Jehovah’s Witnesses – 52 Churches

The plan last Sunday morning was to hit a “regular” church but on the way I saw a few people enter the Assembly Hall of the Jehovah’s Witnesses in North Falmouth on Route 151 near the Massachusetts Military Reservation. I turned around and casually slipped in for what may be one of the more novel religious experiences since I started lurking in strange churches last autumn.

I try to find a new denomination everyweek so I don’t fall into the lazy trap of repeating the tried and true. With three Episcopalian visits on the board and two more scheduled I could easily be accused of sticking to what I know when the point of this exercise is to check out the mystery religions I may never have cause to visit again.  With this entry I officially cross the one-third mark in my 52 churches and need to start seeking out the significant Protestant holes in my experience as well as the religions that are going to be tough to track down (Buddhism, Hindu, and Sikhism are the big ones on the list now).

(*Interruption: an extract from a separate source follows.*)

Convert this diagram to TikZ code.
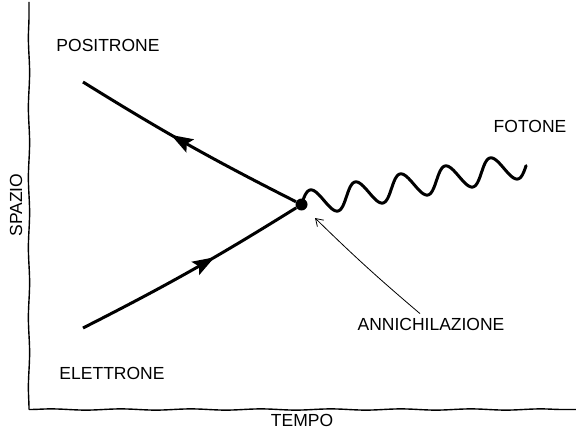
\documentclass[tikz,border=0pt]{standalone}
\usepackage{fontspec}
\setmainfont{Liberation Sans}
\usetikzlibrary{arrows.meta, decorations.pathmorphing, decorations.markings, positioning}

\tikzset{
  axisline/.style={line width=1.4pt, decorate, decoration={snake, amplitude=0.6pt, segment length=70pt}},
  fermion/.style={line width=3pt, postaction={decorate},
    decoration={markings, mark=at position #1 with {\arrow{Stealth[length=22pt, width=15pt, inset=4pt]}}}},
  photon/.style={line width=3pt, line join=round, line cap=round},
  tag/.style={font=\fontsize{17.5}{20}\selectfont, inner sep=0pt},
}

\begin{document}
\begin{tikzpicture}[x=1pt, y=1pt]
\useasboundingbox (0,0) rectangle (576,432);

% axes
\coordinate (origin) at (29,22.5);
\coordinate (ytop) at (29,430);
\coordinate (xend) at (577,22.5);
\draw[axisline] (origin) -- (ytop);
\draw[axisline] (origin) -- (xend);

\begin{scope}[every node/.style={tag}]
    \node (tempo) at (302,12) {TEMPO};
    \node[rotate=90] (spazio) at (16,227) {SPAZIO};
    \node (positrone) at (108,387) {POSITRONE};
    \node (elettrone) at (112,58.5) {ELETTRONE};
    \node (fotone) at (530,305.5) {FOTONE};
    \node (annich) at (431,108) {ANNICHILAZIONE};
\end{scope}

\node[circle, fill, inner sep=0pt, minimum size=12pt] (v) at (301.5,227.5) {};
\coordinate (p) at (83,350);
\coordinate (e) at (83,104);
\coordinate (vtip) at (315,214);

\draw[fermion=0.58] (v) to[bend left=2.5] (p);
\draw[fermion=0.61] (e) to[bend right=2.5] (v);
\draw[photon, shift={(v.center)}] plot[domain=0:1795, samples=220, smooth]
    ({\x/8 - 2.5*sin(\x)}, {0.178*(\x/8 - 2.5*sin(\x)) + 13*sin(\x)});

\draw[line width=0.8pt, -{Straight Barb[length=7pt, width=9pt]}]
    ([xshift=-11pt, yshift=4pt]annich.north) to[bend left=2] (vtip);
\end{tikzpicture}
\end{document}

My prior experience with the Jehovah’s Witnesses has been a few random door-bell-ringing-points-of-contact where well-dressed young men, travelling in pairs, come bearing pamphlets and prayers. The second was when I worked as an orderly in suburban Boston hospital and witnessed a drastic surgical procedure on a child who’s spleen had ruptured in a school bus accident and had to have surgery without the benefit of a blood transfusion which Witnesses prohibit due to a specific Biblical admonition against third-party blood. I believe, but can’t confirm, that one of my great-great-grandfather’s four daughters was a Witness, but that is based on faint hearsay and some found copies of the faith’s signature publication, The Watchtower.

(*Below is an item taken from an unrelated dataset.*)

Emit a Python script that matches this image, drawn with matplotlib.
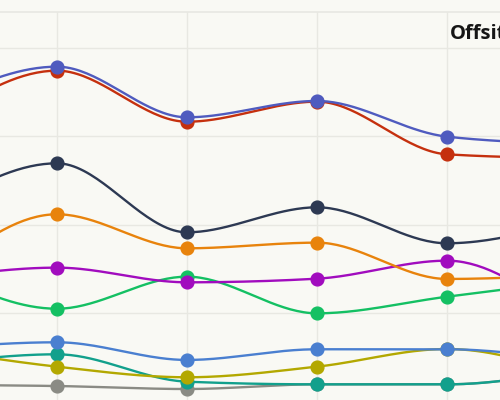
import matplotlib
matplotlib.use("Agg")
import matplotlib.pyplot as plt
import numpy as np

# x positions (index 0 and 5 lie just outside the visible crop)
steps = [0, 1, 2, 3, 4, 5]

# series values (drawn bottom to top)
gray = [1.85, 1.73, 1.39, 1.92, 1.92, 3.66]
teal = [4.11, 5.32, 2.22, 1.92, 1.92, 3.66]
olive = [6.02, 3.92, 2.72, 3.92, 5.92, 2.76]
blue = [5.90, 6.68, 4.68, 5.89, 5.89, 4.47]
green = [15.40, 10.48, 14.11, 9.96, 11.84, 13.70]
purple = [13.74, 15.13, 13.47, 13.88, 15.92, 8.40]
orange = [13.18, 21.17, 17.32, 17.96, 13.85, 14.37]
navy = [21.11, 26.94, 19.13, 21.96, 17.89, 20.67]
red = [30.86, 37.43, 31.65, 33.92, 27.96, 27.51]
indigo = [33.15, 37.88, 32.15, 34.00, 29.96, 29.14]

series = [
    (gray, "#8a8b84"),
    (teal, "#12a08c"),
    (olive, "#b3a800"),
    (blue, "#4a7fd0"),
    (green, "#14c063"),
    (purple, "#a10cbe"),
    (orange, "#e8830c"),
    (navy, "#2d3953"),
    (red, "#c5300e"),
    (indigo, "#4f5bbf"),
]

label_text = "Offsite"
bg = "#f9f9f4"
grid_col = "#e8e8e2"


def monotone_x(xs, ys, n=40):
    # d3-style monotone cubic interpolation
    xs = np.asarray(xs, float)
    ys = np.asarray(ys, float)
    h = np.diff(xs)
    s = np.diff(ys) / h
    m = np.zeros_like(ys)
    for i in range(1, len(ys) - 1):
        p = (s[i - 1] * h[i] + s[i] * h[i - 1]) / (h[i - 1] + h[i])
        m[i] = (np.sign(s[i - 1]) + np.sign(s[i])) * min(
            abs(s[i - 1]), abs(s[i]), 0.5 * abs(p))
    m[0] = (3 * s[0] - m[1]) / 2
    m[-1] = (3 * s[-1] - m[-2]) / 2
    out_x, out_y = [], []
    for i in range(len(xs) - 1):
        t = np.linspace(0, 1, n)
        h00 = 2 * t**3 - 3 * t**2 + 1
        h10 = t**3 - 2 * t**2 + t
        h01 = -2 * t**3 + 3 * t**2
        h11 = t**3 - t**2
        out_x.append(xs[i] + t * h[i])
        out_y.append(h00 * ys[i] + h10 * h[i] * m[i]
                     + h01 * ys[i + 1] + h11 * h[i] * m[i + 1])
    return np.concatenate(out_x), np.concatenate(out_y)


def main() -> None:
    fig = plt.figure(figsize=(5, 4), dpi=100, facecolor=bg)
    ax = fig.add_axes([0, 0, 1, 1 - 12 / 400])
    ax.set_facecolor(bg)

    ax.set_xlim(1 - 57 / 130, 1 + 443 / 130)
    ax.set_ylim(0.147, 44.07)

    for v in [10, 20, 30, 40]:
        ax.axhline(v, color=grid_col, lw=1, zorder=0)
    ax.axhline(44.07, color=grid_col, lw=1.2, zorder=0, clip_on=False)
    for x in steps[1:5]:
        ax.axvline(x, color=grid_col, lw=1, zorder=0)

    for k, (vals, col) in enumerate(series):
        sx, sy = monotone_x(steps, vals)
        ax.plot(sx, sy, color=col, lw=1.7, zorder=2 + k, solid_capstyle="round")
        ax.plot(steps, vals, "o", color=col, ms=9.2, mec=col, zorder=2 + k)

    for side in ax.spines.values():
        side.set_visible(False)
    ax.set_xticks([])
    ax.set_yticks([])

    fig.text(450 / 500, 1 - 39 / 400, label_text, fontsize=14.5,
             fontweight="bold", color="#161616", ha="left", va="baseline",
             family=["Open Sans", "DejaVu Sans"])

    fig.savefig("out.png", dpi=100, facecolor=bg)
    plt.close(fig)


if __name__ == "__main__":
    main()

Of course the Witnesses’  headquarters in Brooklyn is a familiar sight across New York City’s East River, and according to my brother-in-law Jim,  the Witnesses dominate the dry wall trade in NYC in the 1980s.  I have no reason to doubt his word on this, but at the same time I have no evidence that this is still the case today.

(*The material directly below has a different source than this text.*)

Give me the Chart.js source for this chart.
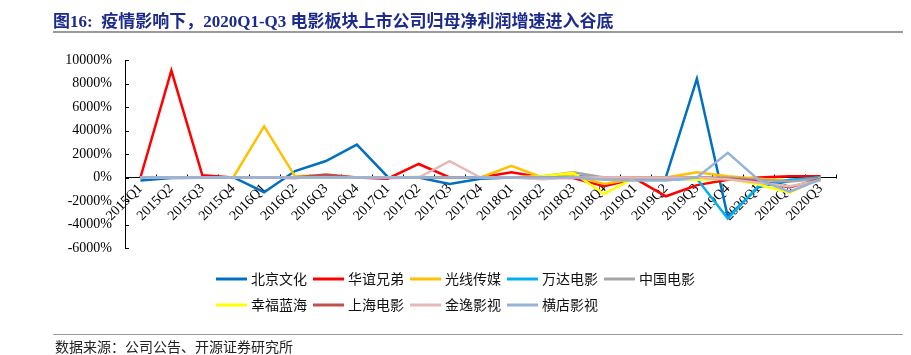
<!DOCTYPE html>
<html><head><meta charset="utf-8">
<script src="https://cdn.jsdelivr.net/npm/chart.js@4.4.0/dist/chart.umd.min.js"></script>
<style>
html,body{margin:0;padding:0;background:#fff;}
#wrap{position:relative;width:911px;height:355px;overflow:hidden;background:#fff}
#title{position:absolute;left:53px;top:7px;font-weight:bold;font-size:17px;font-family:"Liberation Serif","Noto Sans CJK SC",serif;color:#1b2a8c;white-space:nowrap}
#tline{position:absolute;left:53px;top:31px;width:850px;height:2px;background:#9a9a9a}
#fline{position:absolute;left:53px;top:334px;width:850px;height:1px;background:#9a9a9a}
#foot{position:absolute;left:55px;top:336px;font-size:14px;font-family:"Noto Sans CJK SC",sans-serif;color:#222;white-space:nowrap}
canvas{position:absolute;left:0;top:0}
</style></head>
<body><div id="wrap">
<canvas id="c" width="911" height="355"></canvas>
<div id="title">图16:&nbsp; 疫情影响下，2020Q1-Q3 电影板块上市公司归母净利润增速进入谷底</div>
<div id="tline"></div>
<div id="fline"></div>
<div id="foot">数据来源：公司公告、开源证券研究所</div>
</div>
<script>
const categories = ['2015Q1','2015Q2','2015Q3','2015Q4','2016Q1','2016Q2','2016Q3','2016Q4','2017Q1','2017Q2','2017Q3','2017Q4','2018Q1','2018Q2','2018Q3','2018Q4','2019Q1','2019Q2','2019Q3','2019Q4','2020Q1','2020Q2','2020Q3'];
const seriesNames = ['北京文化','华谊兄弟','光线传媒','万达电影','中国电影','幸福蓝海','上海电影','金逸影视','横店影视'];
const beijingWenhua = [-250,-50,-20,30,-1250,550,1400,2800,50,0,-550,-100,0,0,100,0,-100,50,8400,-3350,-800,-300,-50];
const huayiXiongdi  = [0,9100,200,0,0,-50,100,0,-100,1150,0,0,450,0,-50,-750,-100,-1600,-650,-200,0,100,100];
const guangxianChuanmei = [0,0,0,0,4350,100,200,0,0,50,-50,0,1000,0,150,-550,-100,0,450,100,-100,-250,0];
const wandaDianying = [0,0,0,0,0,0,0,0,0,0,0,0,0,0,0,0,-200,-200,-100,-3500,-700,-200,0];
const zhongguoDianying = [0,0,0,0,0,0,0,0,0,0,0,0,0,100,450,0,0,0,0,0,-200,-350,-100];
const xingfuLanhai = [0,0,0,0,0,0,0,0,0,0,0,0,0,100,400,-1400,0,-50,-200,-100,-600,-1300,-50];
const shanghaiDianying = [0,0,0,0,0,0,250,0,-50,0,0,0,0,0,0,-100,0,0,0,-100,-300,-850,-100];
const jinyiYingshi = [0,0,0,0,0,0,0,0,0,0,1400,0,0,-150,0,0,0,0,0,-150,-450,-750,-250];
const hengdianYingshi = [0,0,0,0,0,0,0,0,0,0,0,0,0,0,0,-200,-250,-250,0,2100,-200,-1200,-150];
const yTickValues = [-6000,-4000,-2000,0,2000,4000,6000,8000,10000];

const seriesData = [beijingWenhua,huayiXiongdi,guangxianChuanmei,wandaDianying,zhongguoDianying,xingfuLanhai,shanghaiDianying,jinyiYingshi,hengdianYingshi];
const seriesColors = ['#0070C0','#FF0000','#FFC000','#00B0F0','#A5A5A5','#FFFF00','#C0504D','#E6B9B8','#95B3D7'];

const innerTicks = {
  id:'innerTicks',
  beforeDatasetsDraw(chart){
    const {ctx, scales:{x,y}, chartArea} = chart;
    ctx.save();
    ctx.strokeStyle = '#000'; ctx.lineWidth = 1;
    y.ticks.forEach((t,i)=>{
      const py = Math.round(y.getPixelForTick(i)) + 0.5;
      ctx.beginPath(); ctx.moveTo(chartArea.left, py); ctx.lineTo(chartArea.left + 4, py); ctx.stroke();
    });
    const y0 = Math.round(y.getPixelForValue(0)) + 0.5;
    for (let i = 1; i <= categories.length; i++){
      const px = Math.round(x.getPixelForValue(i - 0.5)) + 0.5;
      ctx.beginPath(); ctx.moveTo(px, y0); ctx.lineTo(px, y0 - 4); ctx.stroke();
    }
    ctx.restore();
  }
};

const gridLegend = {
  id:'gridLegend',
  afterDraw(chart){
    const {ctx} = chart;
    ctx.save();
    ctx.font = '14px "Noto Sans CJK SC"';
    ctx.textBaseline = 'middle';
    ctx.fillStyle = '#111';
    chart.data.datasets.forEach((ds,i)=>{
      const col = i % 5, row = Math.floor(i / 5);
      const lx = 216 + col * 97, ly = 279 + row * 26;
      ctx.strokeStyle = ds.borderColor; ctx.lineWidth = 3;
      ctx.beginPath(); ctx.moveTo(lx, ly); ctx.lineTo(lx + 31, ly); ctx.stroke();
      ctx.fillText(ds.label, lx + 35, ly);
    });
    ctx.restore();
  }
};

new Chart(document.getElementById('c'), {
  type:'line',
  data:{
    labels: categories,
    datasets: seriesNames.map((n,i)=>({
      label:n, data:seriesData[i], borderColor:seriesColors[i], backgroundColor:seriesColors[i],
      borderWidth:2.5, pointRadius:0, tension:0, fill:false, order: seriesNames.length - i
    }))
  },
  options:{
    responsive:false, animation:false,
    layout:{padding:{left:65, top:60, right:75, bottom:107}},
    plugins:{legend:{display:false}, tooltip:{enabled:false}, title:{display:false}},
    scales:{
      x:{
        type:'category', position:{y:0}, offset:true,
        grid:{display:true, drawOnChartArea:false, drawTicks:false},
        border:{display:true, color:'#000', width:1},
        ticks:{autoSkip:false, maxRotation:45, minRotation:45, padding:3, color:'#000', font:{family:'Liberation Serif', size:14}}
      },
      y:{
        min:-6000, max:10000,
        afterBuildTicks(s){ s.ticks = yTickValues.map(v=>({value:v})); },
        afterFit(s){ s.width = 60; },
        grid:{display:true, drawOnChartArea:false, drawTicks:false},
        border:{display:true, color:'#000', width:1},
        ticks:{padding:13, color:'#000', font:{family:'Liberation Serif', size:14}, callback:v=>v+'%'}
      }
    }
  },
  plugins:[innerTicks, gridLegend]
});
</script>
</body></html>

The Assembly Hall is a neat, trim single story building with no rooftop steeple or other overt religious contrivance. I parked and walked back around to the front of the building, up a few steps and into one of two doors. Two gentlemen dressed in suits immediately made me feel under dressed in my Merrill snow clogs, green corduroys, and blue blazer sans necktie. I scanned the tables for some sign of collateral (pamphlets, programs, etc.), saw none, but heard a man’s voice amplified through the sound system.  I said hello to the two deacons and entered the main room in the Hall.

It had three banks of chairs, about ten rows of 15 each, and was more than 75% filled when I entered. A man in a suit stood on the dais behind a lectern and was preaching on the topic of the Sabbath. As I walked to my seat in the last row of the farthest bank of chairs he told the congregation to turn to a specific place in their Bibles. Immediately I was at a disadvantage as I don’t own a Bible and none were furnished. I took off my coat, sat down, and started to take notes, not sure what I had missed as I obviously was entering late.